The Joys of Planking

Does anyone else enjoy planking – that is, cooking fish on a soaked wooden plank?

Planking shad is a Virginia tradition. But the technique works great with salmon, bluefish, trout, whitefish, muskie, and bass. You can use whole fish or steaks/filets – you can even cook pike this way if you remove the skin.

Now that the weather is cold, I love firing up the grill and setting out a planked fish dinner. Yum.

Recipies on request. :slight_smile:

More fish recipes? Sign me up!

Simplicity:

Take an oak plank and soak in water for about an hour, then grease it. Fillet a four to five pound shad or salmon. Take fillets, salt and pepper them on both sides. Put the fillets skin side down on plank. Dab the fish with butter and broil under medium flame in oven or on grill covered over high flame until done, usually 25-30 minutes. Doneness test: the meat flakes easily when touched with knife. Add more butter just before removing from heat.

Sprinkle chopped parsley over fish, garnish with lemon slices. Serve with tartare sauce.

Yum. Six hungry people can leave happy.

What’s the benefit of the plank? Why not just toss it on the grill or under the broiler without it?

Does the oak smoke the fish?

I use wood chips to put some smoke on salmon (never oak) when I grill it but have never planked it.

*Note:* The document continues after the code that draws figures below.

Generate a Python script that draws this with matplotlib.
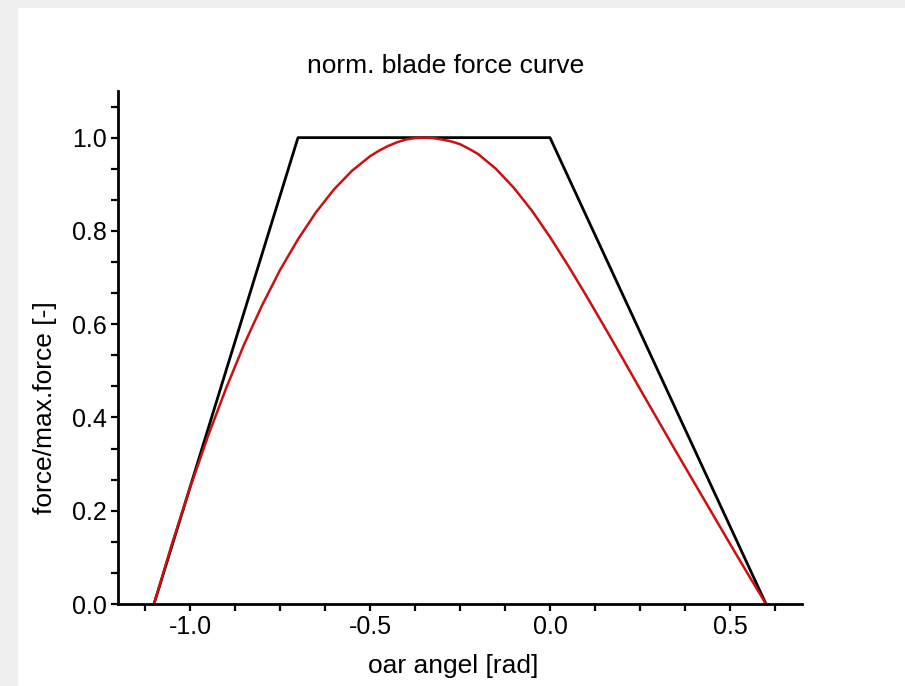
import numpy as np
import matplotlib.pyplot as plt
from matplotlib.ticker import MultipleLocator
from matplotlib.patches import Rectangle

plt.rcParams['font.family'] = ['Liberation Sans', 'DejaVu Sans']

# trapezoid approximation of the blade force
trap_x = [-1.1, -0.7, 0.0, 0.6]
trap_y = [0.0, 1.0, 1.0, 0.0]

# measured normalised force along the stroke
curve_x = [-1.100, -1.050, -1.000, -0.950, -0.900, -0.850, -0.800, -0.750,
           -0.700, -0.650, -0.600, -0.550, -0.500, -0.475, -0.450, -0.425,
           -0.400, -0.375, -0.350, -0.325, -0.300, -0.275, -0.250, -0.225,
           -0.200, -0.150, -0.100, -0.050, 0.000, 0.050, 0.100, 0.150,
           0.200, 0.250, 0.300, 0.350, 0.400, 0.450, 0.500, 0.550, 0.600]
curve_y = [0.000, 0.129, 0.249, 0.360, 0.462, 0.556, 0.640, 0.716,
           0.782, 0.840, 0.889, 0.929, 0.960, 0.972, 0.982, 0.990,
           0.996, 0.999, 1.000, 0.999, 0.996, 0.992, 0.986, 0.976,
           0.965, 0.933, 0.892, 0.843, 0.787, 0.726, 0.662, 0.596,
           0.529, 0.461, 0.394, 0.327, 0.261, 0.195, 0.129, 0.064, 0.000]

W, H = 905, 686
fig = plt.figure(figsize=(W / 100, H / 100), dpi=100, facecolor='#f0f0f0')
fig.patches.append(Rectangle((18 / W, 0), 1, 1 - 8 / H, transform=fig.transFigure,
                             facecolor='white', edgecolor='none', zorder=-5))

ax = fig.add_axes([118 / W, (H - 604) / H, (802 - 118) / W, (604 - 91) / H])
ax.set_zorder(2)
ax.set_facecolor('none')

ax.plot(trap_x, trap_y, color='black', lw=2)
ax.plot(curve_x, curve_y, color='#cc1010', lw=1.8)

ax.set_xlim(-1.2, 0.7)
ax.set_ylim(0.0, 1.1)

for side in ['top', 'right']:
    ax.spines[side].set_visible(False)
for side in ['left', 'bottom']:
    ax.spines[side].set_linewidth(2)

ax.xaxis.set_major_locator(MultipleLocator(0.5))
ax.xaxis.set_minor_locator(MultipleLocator(0.125))
ax.yaxis.set_major_locator(MultipleLocator(0.2))
ax.yaxis.set_minor_locator(MultipleLocator(0.2 / 3))
ax.tick_params(which='both', direction='out', width=1.6, length=5,
               labelsize=18, pad=3)
ax.set_xticks([-1.0, -0.5, 0.0, 0.5])
ax.set_xticklabels(['-1.0', '-0.5', '0.0', '0.5'])
ax.set_yticks([0.0, 0.2, 0.4, 0.6, 0.8, 1.0])
ax.set_yticklabels(['0.0', '0.2', '0.4', '0.6', '0.8', '1.0'])

fig.text(446 / W, 1 - 66 / H, 'norm. blade force curve', ha='center', va='center',
         fontsize=19)
fig.text(453 / W, 1 - 666 / H, 'oar angel [rad]', ha='center', va='center',
         fontsize=19)
fig.text(45 / W, 1 - 408 / H, 'force/max.force [-]', ha='center', va='center',
         rotation=90, fontsize=19)

fig.savefig('out.png', dpi=100, facecolor=fig.get_facecolor())
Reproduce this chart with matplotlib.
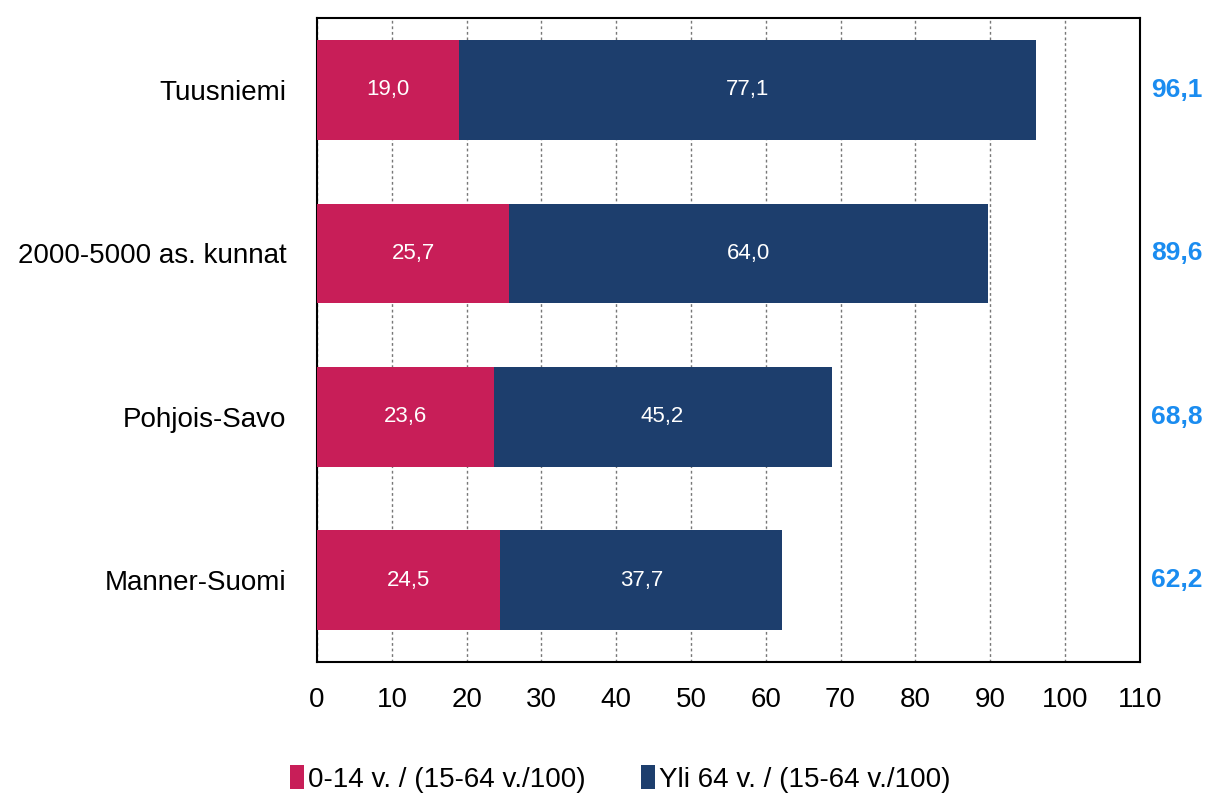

I might have to check it out.

Ooh, cool! For a Thanksgiving alternative (my brother-in-law doesn’t like turkey, and I don’t eat the warm-blooded) I was thinking of grilling some salmon. This sounds like fun.

So, the dumb question: assuming I don’t feel like paying $20 to buy a planking kit at the local snooty food store, where do I get an appropriate plank for this? Obviously I don’t want one that’s been treating with tetramethylpoisonamide.

Daniel

I’ve gotten untreated oak planks from the local hardware store. The snooty food store planks have small channels cut into the wood; I’ve never found that this makes the slightest difference.

The oak doesn’t exactly smoke the fish, but the oak flavor steams up into the fish. That’s why this is a good technique for fish, which generally have a delicate flavor, as opposed to beef or game meat. You could cook a sirloin steak like this, but you’d never get any hint of the flavor from the wood.

And if you’re really ambitious and starting with a whole fish, I strongly recommend a female shad, because the roe should be prepared as a tasty treat in its own right. (Again, recipe on request).

Thanks, Bricker.

I’m not quite ambitious enough to do a whole fish yet. Maybe someone else will be interested, though.

I go to my local Home Despot and buy a cedar fence board for about $3. Cut up it gives me three disposal planks for doing fish.
Her is a recipe that you will love
Soak a cedar board for at least 1 hour
Put a fresh salmon filet (skin on is fine) on said board
Coat the salmon with cajun spices (Meat magic or whatever)
A little salt
Apply a light coat of maple syurp
cook
Be careful when removing the plank from the BBQ that you place it on something that is non flamable. The bottom of the plank will be charred / covered with embers.

This sounds divine! Sometime a whole fish would be fun, but I’m going to be feeding two people off of this, so I’m going to stick to about a pound of fish for this attempt.

Thanks, Ricks!

Daniel

Whoa not a whole fish, just a filet. Or if you prefer go get a couple of salmon steaks and go from there.

Basically the same recipe. But you cover the carp with a piece of burlap.

And when it’s done…

you throw the carp away and eat the burlap.